Levante-EMV

Levante-EMV

Contenido exclusivo para suscriptores digitales

Wanderley

Lo recuerdo como si fuera ahora. El campo de Vallejo, en València, al lado de la estacioneta y de un restaurante que se llamaba La Paloma. A ese restaurante me llevaba mi padre algunas tardes de fútbol, no muchas. Vivir en un pueblo limitaba los viajes a la capital. Por eso ya sabíamos de sobra lo que era eso hoy tan de moda que se llama despoblación. Un domingo me llevó a Vallejo el tío Juan, granota de la calle Cavite, y fue cuando descubrí a Wanderley. El Levante acababa de ascender a Primera División. O eso creo. Se oía el traqueteo de los trenes, mezclado con los gritos de gol en las gradas del campo. Entonces decir fútbol era gritar gol y ahora es luchar a muerte para que no te lo metan. Un desastre esa cultura conservadora que es hoy el fútbol en todas partes. Y no sólo el fútbol, pero ésa es otra historia, no la vayamos a liar. Aquel domingo, seguramente de 1963 o 1964, vi jugar por primera vez a Wanderley en el campo de Vallejo. Lo recuerdo como una miaja encorvado, rápido sin perder nunca el equilibrio, animoso hasta la extenuación. Era el hermano pequeño de otro crack: Waldo, que metía goles en el Valencia por un tubo. También jugaba de lateral en aquel equipo mi querido Antonio Calpe, que luego se fue al Madrid de las Copas europeas. Con el filial levantinista, que estaba en Tercera División, anduve entrenando en Vallejo y la ficha que me hacían era de veintiuna mil pesetas, una fortuna para aquellos tiempos. Finalmente me quedé a jugar en Llíria, con los amigos y una afición envidiable que nos seguía incansable todos los domingos. La amistad siempre ha sido para mí algo que no admite discusión. Varios amigos míos sí que jugaron luego en el Levante: Toni Gómez, Merchán, Albiol, Valentín, Sancho, Andrés, y, antes, ese motoret que era mi vecino lliriano Navarro Pareja, nuestro ídolo de entonces. De repente, la memoria personal se mezcla con la que el tiempo ha ido convirtiendo en esa versión de lo común que es la memoria colectiva.

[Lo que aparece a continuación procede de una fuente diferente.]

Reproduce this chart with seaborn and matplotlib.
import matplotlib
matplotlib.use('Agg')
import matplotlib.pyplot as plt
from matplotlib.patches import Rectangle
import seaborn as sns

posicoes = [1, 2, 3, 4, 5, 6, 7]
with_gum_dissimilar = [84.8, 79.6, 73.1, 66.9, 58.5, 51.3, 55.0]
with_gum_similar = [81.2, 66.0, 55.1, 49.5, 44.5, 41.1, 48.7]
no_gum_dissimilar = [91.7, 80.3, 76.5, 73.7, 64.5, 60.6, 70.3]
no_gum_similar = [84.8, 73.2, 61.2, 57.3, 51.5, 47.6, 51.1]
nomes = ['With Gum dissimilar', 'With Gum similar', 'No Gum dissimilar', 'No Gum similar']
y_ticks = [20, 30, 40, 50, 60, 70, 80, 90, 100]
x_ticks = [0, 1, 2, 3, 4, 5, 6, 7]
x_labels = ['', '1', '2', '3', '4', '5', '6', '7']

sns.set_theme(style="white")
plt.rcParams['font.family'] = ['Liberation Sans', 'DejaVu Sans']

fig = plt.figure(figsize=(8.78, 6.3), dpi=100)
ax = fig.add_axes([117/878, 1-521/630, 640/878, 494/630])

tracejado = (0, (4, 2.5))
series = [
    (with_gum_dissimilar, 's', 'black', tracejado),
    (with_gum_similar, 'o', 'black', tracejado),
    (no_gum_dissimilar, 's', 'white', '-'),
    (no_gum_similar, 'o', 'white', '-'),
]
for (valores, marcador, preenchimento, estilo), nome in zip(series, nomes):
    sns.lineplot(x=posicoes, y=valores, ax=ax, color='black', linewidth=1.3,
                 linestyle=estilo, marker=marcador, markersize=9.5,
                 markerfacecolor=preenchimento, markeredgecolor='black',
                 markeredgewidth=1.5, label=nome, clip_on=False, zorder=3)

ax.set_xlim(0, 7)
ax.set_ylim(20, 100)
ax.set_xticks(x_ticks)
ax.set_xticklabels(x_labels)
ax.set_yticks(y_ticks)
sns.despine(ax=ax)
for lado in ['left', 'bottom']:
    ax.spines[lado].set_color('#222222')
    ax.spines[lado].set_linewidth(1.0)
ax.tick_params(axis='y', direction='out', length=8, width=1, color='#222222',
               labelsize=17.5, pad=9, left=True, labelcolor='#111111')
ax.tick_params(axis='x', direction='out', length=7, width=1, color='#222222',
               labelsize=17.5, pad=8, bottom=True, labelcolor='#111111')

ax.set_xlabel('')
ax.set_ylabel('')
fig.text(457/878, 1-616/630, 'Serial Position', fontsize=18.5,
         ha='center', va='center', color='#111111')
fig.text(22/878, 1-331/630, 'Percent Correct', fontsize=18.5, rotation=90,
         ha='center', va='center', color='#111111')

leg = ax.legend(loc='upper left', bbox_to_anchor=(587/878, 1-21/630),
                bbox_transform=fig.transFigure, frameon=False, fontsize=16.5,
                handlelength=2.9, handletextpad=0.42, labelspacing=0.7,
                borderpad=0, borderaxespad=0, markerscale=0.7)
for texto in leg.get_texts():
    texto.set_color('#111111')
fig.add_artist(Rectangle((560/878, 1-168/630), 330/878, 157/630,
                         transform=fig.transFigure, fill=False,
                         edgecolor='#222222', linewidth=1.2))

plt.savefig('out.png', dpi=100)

Hace unos días leí en estas páginas que se había muerto Wanderley, en Massanassa, el pueblo en el que vivía con su familia valenciana desde que dejó el fútbol. Tenía ochenta y un años. Repaso las viejas fotografías, la formación del Levante de aquel tiempo, los nombres que hicieron grande a un club con el alma curtida de una entereza insobornable. Muchos de esos nombres han salido estos días para acompañar la despedida de Wanderley. Veo diversas alineaciones de aquellas temporadas y ahí está Ernesto Domínguez, que, según mi inolvidable Salva Regües, ha sido el mejor jugador granota de todos los tiempos y uno de los mejores del fútbol español. Y si lo decía Regües es que será verdad de la buena.

Ahora el campo de Vallejo y el restaurante La Paloma ya no existen. La vida también es eso: ver cómo desaparecen los sitios y la gente a la que tanto quisiste en algún momento de esa vida. Pero cuando paso cerca de lo que fue la estacioneta, es como si escuchara los goles cantados en las gradas de Vallejo. Mezclados esos goles con los prehistóricos quejidos del trenet, con el olor de un tiempo que se fue con la música a otra parte porque nada, ni lo bueno ni lo malo y digan lo que digan, es para siempre. Pero este domingo hago que lleguen a esta columna los goles de Wanderley, su entrega sin fisuras a un equipo volcado incansablemente en su faena y ese correteo suyo, imparable, por el césped de Vallejo. De la buena memoria hablo este domingo, de esa memoria que nos hace falta para rendir homenaje a quienes estuvieron con nobleza, dentro o fuera del fútbol, antes que nosotros.